New Billing System for Longmont Airport Land May Force Mile-Hi Skydiving to Reduce Its Use Area
City Council’s recent changes to land-usage fees charged by Vance Brand Municipal Airport in Longmont could cost Mile-Hi Skydiving tens of thousands of dollars more in 2018 compared to last year’s payments to the airport.
That price tag comes with a considerable decrease from the amount of airport land available to the company in the past.
However, the airport’s new billing system does allow Mile-Hi some flexibility to minimize the change’s impact on its overhead costs.
On Dec. 19, the Longmont City Council adopted a new system of charging non-exclusive users of undeveloped airport property on a basis of just more than 10 cents per square foot that a company uses on its average day. The areas of the airport designated for non-exclusive use are open to be applied for and used by anyone.
With the new fee structure, Mile-Hi Skydiving would have faced $104,617.50 in bills from the airport last year for the 975,000 square feet it used, airport manager David Slayter said. The new rate the City Council chose to implement was the lowest of the three considered.

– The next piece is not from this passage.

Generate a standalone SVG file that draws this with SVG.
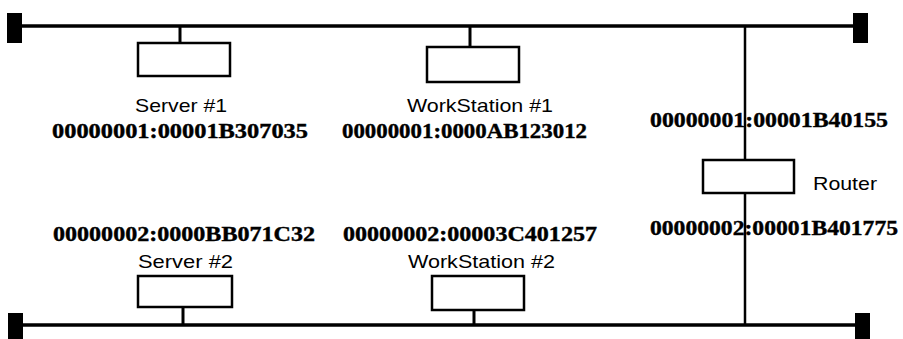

Instead, the skydiving company paid just $7,896 to the airport last year to fulfill the former flat flee charged to non-exclusive users of land that was replaced with the council’s unanimous vote for the per-square-foot model.
The airport’s budget backs up Slayter’s claims that Mile-Hi Skydiving is by far the predominant user of the area designated as non-exclusive. Slayter said the airport collected just $100 for non-exclusive use fees in addition to the skydiving company’s bill through all of 2017.
That $100 was the non-annual, single-use rate charged to a group that put on a motorcycle safety and training course, Slayter said.
Under the new system of charging on a per-square-foot basis for the non-exclusive use fees, Mile-Hi will likely have to change how it operates, as affording the 975,000 square feet has become more difficult.
The company didn’t respond to multiple requests for comment Tuesday and Wednesday.
The Denver Airports District Office recommends general aviation airports keep 338,000 square feet of space open for parachuting operations, but Slayter said Mile-Hi can request to use less square footage than recommended, as well as request more space when necessary.
Altering how much space is needed for skydiving jumps on a day-to-day basis may save Mile-Hi much of the increased cost it would face if it were charged for the full 338,000 square feet every day.
In other words, the new system for assessing non-exclusive, land-use fees allows a party to use no airport property one day and face no fee, and an entire 338,000 square feet the next and only be billed for the land use on the second day.
For example, Mile-Hi may choose to use only 8,000 square feet for a single jump one day, and then, when it’s windy, use 200,000 square feet the next day and be charged for only using 208,000 square feet at the airport total for the two days.
Such a billing system will likely ensure the added costs for Mile-Hi do not surge to $36,267 for a year of non-exclusive use of 338,000 square feet per day at the airport.
Additional discounts for Mile-Hi will come in the form of credits for maintenance the company performs on the airport property in lieu of allowing the airport to maintain the company’s landing zone.
“Mile-Hi maintains the property because they want it to be maintained to a higher standard than what we require,” Slayter said. “The maintenance is not required to be done by them or anyone else, but if they perform maintenance, it does allow for the maintenance credit under the new schedule of rates and charges as stipulated.”
The amount of money credited toward Mile-Hi’s airport fees would be determined by Slater based on how much it would cost the airport to have performed the maintenance, according to the city’s website.
Those who have opposed Mile-Hi’s manner of operation before due to airplane noise caused near their homes see the City Council’s decision to increase the usage fees as a step in the right direction.
Kimberly Gibbs, organizer of Citizens for Quiet Skies, which filed a lawsuit over noise against the skydiving company, said she may have felt the city’s decision to increase the company’s operating costs by potentially tens of thousands of dollars was sudden, if not for what she views is the company’s irresponsible handling of complaints.
“If they were willing to be a good corporate citizen, and address the concerns about noise and make some adjustments, I would feel differently (about the rise in airport fees),” Gibbs said. “That noise is a huge impact on our community. I think when you go from getting a free ride to having to pay your own way, or your fair share, it can be jarring.”
Mile-Hi Skydiving was allowed to operate without paying the $7,896 fee until the oversight was brought to the City Council’s attention in 2015, when the company began paying the fee.